Behavioural metrics provide a quantitative refinement of classical two-valued behavioural equivalences on systems with quantitative data, such as metric or probabilistic transition systems. In analogy to the classical linear-time/branching-time spectrum of two-valued behavioural equivalences on transition systems, behavioural metrics come in various degrees of granularity, depending on the observer's ability to interact with the system. Graded monads have been shown to provide a unifying framework for spectra of behavioural equivalences. Here, we transfer this principle to spectra of behavioural metrics, working at a coalgebraic level of generality, that is, parametrically in the system type. In the ensuing development of quantitative graded semantics, we discuss presentations of graded monads on the category of metric spaces in terms of graded quantitative equational theories. Moreover, we obtain a canonical generic notion of invariant real-valued modal logic, and provide criteria for such logics to be expressive in the sense that logical distance coincides with the respective behavioural distance. We thus recover recent expressiveness results for coalgebraic branching-time metrics and for trace distance in metric transition systems; moreover, we obtain a new expressiveness result for trace semantics of fuzzy transition systems. We also provide a number of salient negative results. In particular, we show that trace distance on probabilistic metric transition systems does not admit a characteristic real-valued modal logic at all.

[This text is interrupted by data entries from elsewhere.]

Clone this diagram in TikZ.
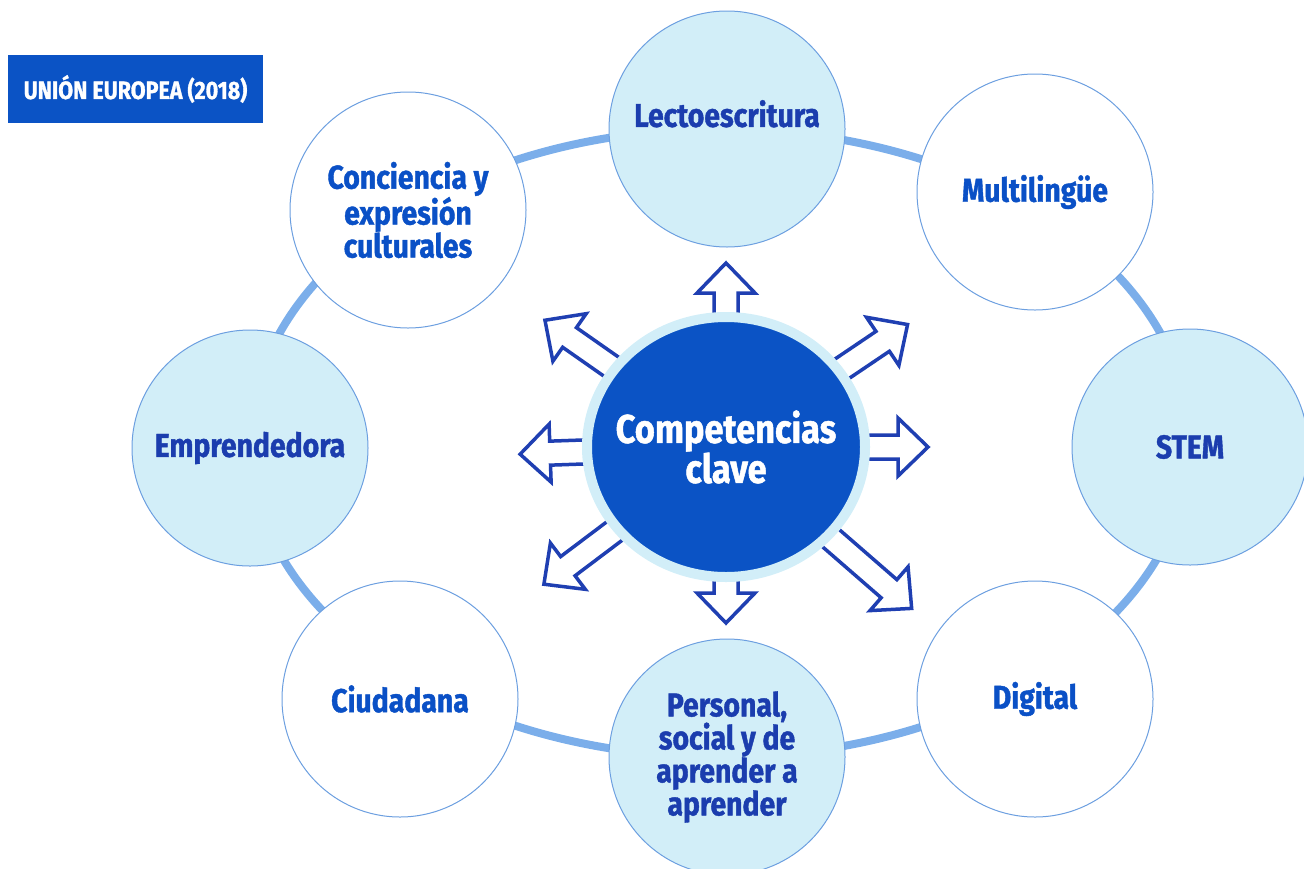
\documentclass[tikz,border=0pt]{standalone}
\usepackage{fontspec}
\setmainfont{Fira Sans}[FakeStretch=0.86, BoldFeatures={FakeBold=1.2}]
\usepackage{tikz}
\usetikzlibrary{shapes.geometric}
\definecolor{EUBlue}{HTML}{0B53C5}
\definecolor{EULight}{HTML}{D2EEF8}
\definecolor{EURing}{HTML}{7BAEEA}
\definecolor{EUEdge}{HTML}{6C9FE0}
\definecolor{EUText}{HTML}{1B3DAE}
\definecolor{EUTextBright}{HTML}{0A50C6}
\definecolor{EUArrow}{HTML}{1F3FB2}

\begin{document}
\begin{tikzpicture}[
x=1pt, y=1pt,
font=\bfseries\fontsize{33}{33}\selectfont,
compbox/.style={
circle,
draw=EUEdge,
line width=1pt,
fill=white,
minimum size=236pt,
inner sep=0pt,
align=center,
text=EUTextBright
},
litebox/.style={
compbox,
fill=EULight,
text=EUText
},
corebox/.style={
ellipse,
draw=EULight,
line width=10pt,
fill=EUBlue,
minimum width=278pt,
minimum height=260pt,
inner sep=0pt
},
coretext/.style={
align=center,
text=white,
font=\bfseries\fontsize{40}{40}\selectfont
},
titlebox/.style={
rectangle,
fill=EUBlue,
minimum width=255pt,
minimum height=68pt,
text=white,
font=\bfseries\fontsize{25}{28}\selectfont
},
hollowarrow/.style={
draw=EUArrow,
line width=3.5pt,
fill=white,
line join=miter
}
]
\useasboundingbox (0,0) rectangle (1304,-868);

% Ring behind the eight competences
\draw[EURing, line width=8pt] (720,-443) ellipse [x radius=470pt, y radius=314pt];

% Competences round the ring
\node[litebox, text depth=31pt] (lecto) at (727,-129) {Lectoescritura};
\node[compbox] (multi) at (1035,-192) {Multilingüe};
\node[litebox] (stem) at (1190,-447) {STEM};
\node[compbox] (digital) at (1035,-699) {Digital};
\node[litebox] (personal) at (727,-757) {Personal,\\social y de\\aprender a\\aprender};
\node[compbox] (ciuda) at (400,-699) {Ciudadana};
\node[litebox] (empren) at (250,-448) {Emprendedora};
\node[compbox] (cultura) at (408,-210) {Conciencia y\\expresión\\culturales};

% Hollow arrows out of the centre
\foreach \ang/\len in {90/184, -90/176, 0/202, 182/206, 34/219, -41/246, 145/221, 217/228}{
\begin{scope}[shift={(726,-447)}, rotate=\ang]
\draw[hollowarrow] (110,-12) -- ({\len-30},-12) -- ({\len-30},-29) -- (\len,0)
  -- ({\len-30},29) -- ({\len-30},12) -- (110,12) -- cycle;
\end{scope}
}

\node[corebox] (core) at (726,-447) {};
\node[coretext] (corelabel) at (726,-447) {Competencias\\clave};

\node[titlebox] (title) at (135.5,-89) {UNIÓN EUROPEA (2018)};

\end{tikzpicture}
\end{document}
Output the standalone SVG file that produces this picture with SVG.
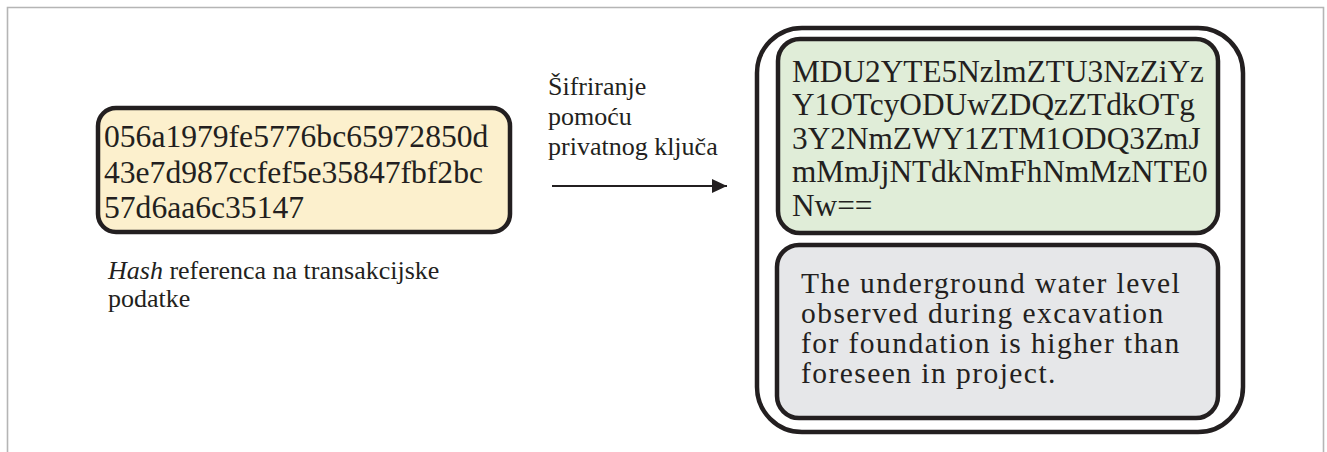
<svg xmlns="http://www.w3.org/2000/svg" width="1327" height="452" viewBox="0 0 1327 452">
<style>
.frame{fill:none;stroke:#b5b5b5;stroke-width:1.6}
.box{stroke:#231f20;stroke-width:4.5}
.t{font-family:"Liberation Serif","Times New Roman",serif;fill:#231f20}
.hash{font-size:31.6px}
.enc{font-size:31.3px}
.msg{font-size:29.5px;letter-spacing:1.45px}
.lbl{font-size:26px}
.conn{stroke:#231f20;stroke-width:1.8;fill:none}
</style>
<defs>
<marker id="ah" markerWidth="16" markerHeight="14" refX="15" refY="7" orient="auto" markerUnits="userSpaceOnUse">
<path d="M0,0 L15,7 L0,14 Z" fill="#231f20"/>
</marker>
</defs>
<rect width="1327" height="452" fill="#ffffff"/>
<path class="frame" d="M7.5,452 V7.5 H1323.5 V452"/>

<g id="hash-node">
<rect class="box" x="98" y="108" width="412" height="124" rx="18" fill="#fcf0cd"/>
<text class="t hash" x="104" y="147">056a1979fe5776bc65972850d</text>
<text class="t hash" x="104" y="183">43e7d987ccfef5e35847fbf2bc</text>
<text class="t hash" x="104" y="218">57d6aa6c35147</text>
</g>

<g id="hash-caption">
<text class="t lbl" x="108" y="279"><tspan font-style="italic">Hash</tspan> referenca na transakcijske</text>
<text class="t lbl" x="108" y="307">podatke</text>
</g>

<g id="signed-record">
<rect class="box" x="757" y="28" width="486" height="404" rx="45" fill="#ffffff"/>
</g>

<g id="encrypted-node">
<rect class="box" x="778" y="39" width="440" height="194" rx="22" fill="#e0edd8"/>
<text class="t enc" x="792" y="82">MDU2YTE5NzlmZTU3NzZiYz</text>
<text class="t enc" x="792" y="115">Y1OTcyODUwZDQzZTdkOTg</text>
<text class="t enc" x="792" y="149">3Y2NmZWY1ZTM1ODQ3ZmJ</text>
<text class="t enc" x="792" y="182">mMmJjNTdkNmFhNmMzNTE0</text>
<text class="t enc" x="792" y="216">Nw==</text>
</g>

<g id="message-node">
<rect class="box" x="777" y="245" width="441" height="173" rx="22" fill="#e6e7e9"/>
<text class="t msg" x="801" y="293">The underground water level</text>
<text class="t msg" x="801" y="323">observed during excavation</text>
<text class="t msg" x="801" y="353">for foundation is higher than</text>
<text class="t msg" x="801" y="383">foreseen in project.</text>
</g>

<g id="connectors">
<line class="conn" x1="552" y1="186" x2="727" y2="186" marker-end="url(#ah)"/>
<text class="t lbl" x="548" y="95">Šifriranje</text>
<text class="t lbl" x="548" y="125">pomoću</text>
<text class="t lbl" x="548" y="155">privatnog ključa</text>
</g>
</svg>
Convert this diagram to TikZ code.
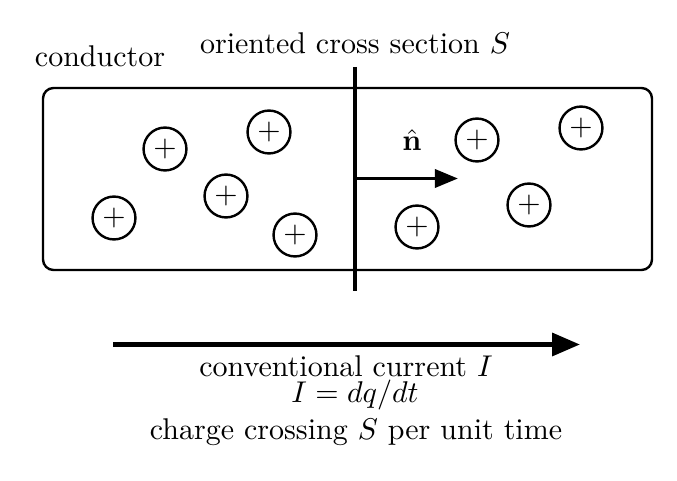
\documentclass[tikz,border=0pt]{standalone}
\usetikzlibrary{arrows.meta}
\begin{document}
\begin{tikzpicture}[x=0.33333pt,y=-0.33333pt,
  charge/.style={circle,draw,line width=0.8pt,minimum size=14.3pt,inner sep=0pt},
  lbl/.style={anchor=base,inner sep=0pt}]
\useasboundingbox (0,0) rectangle (677,481);
% conductor
\draw[line width=0.8pt,rounded corners=3.5pt] (43,88) rectangle (652,270);
% cross section
\coordinate (stop) at (355,67);
\coordinate (sbot) at (355,291);
\draw[line width=1.2pt] (stop) -- (sbot);
% normal
\coordinate (nstart) at (355,178.5);
\coordinate (nend) at (458,178.5);
\draw[line width=1.2pt,-{Triangle[length=7.7pt,width=6pt]}] (nstart) -- (nend);
\node[lbl] (nhat) at (412,151) {$\hat{\mathbf{n}}$};
% charges
\node[charge] (c1) at (165,149) {$+$};
\node[charge] (c2) at (269,132) {$+$};
\node[charge] (c3) at (226,196) {$+$};
\node[charge] (c4) at (114,218) {$+$};
\node[charge] (c5) at (295,235) {$+$};
\node[charge] (c6) at (477,140) {$+$};
\node[charge] (c7) at (581,128) {$+$};
\node[charge] (c8) at (529,205) {$+$};
\node[charge] (c9) at (417,227) {$+$};
% labels
\node[lbl] (cond) at (100,67) {conductor};
\node[lbl] (oriented) at (355,54) {oriented cross section $S$};
% current arrow
\coordinate (astart) at (113,344.5);
\coordinate (aend) at (580,344.5);
\draw[line width=1.6pt,-{Triangle[length=9.3pt,width=7.5pt]}] (astart) -- (aend);
\node[lbl] (conv) at (346,376.5) {conventional current $I$};
\node[lbl] (eq) at (355,402.5) {$I=dq/dt$};
\node[lbl] (desc) at (356,440) {charge crossing $S$ per unit time};
\end{tikzpicture}
\end{document}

翻译：行为度量提供了对具有定量数据的系统（如度量或概率转移系统）中经典二值行为等价性的定量精细化。类似于转移系统上二值行为等价性的经典线性时间/分支时间谱系，行为度量根据观察者与系统交互的能力呈现出不同粒度的层级。已有研究表明，分级单子可为行为等价性谱系提供统一框架。在此，我们将这一原理推广至行为度量谱系，并在余代数层面（即参数化于系统类型）的通用性下开展工作。在后续定量分级语义的构建过程中，我们探讨了度量空间范畴上分级单子基于分级定量方程理论的表示方法。此外，我们获得了规范的一般性不变实值模态逻辑概念，并给出了此类逻辑在“逻辑距离与对应行为距离一致”意义上具有表达性的判据。由此，我们不仅重构了余代数分支时间度量与度量转移系统迹距离的近期表达性结果，还获得了模糊转移系统迹语义的新表达性结果。同时，我们提供了一系列显著的否定性结论：特别地，我们证明了概率度量转移系统上的迹距离完全不具有特征性实值模态逻辑。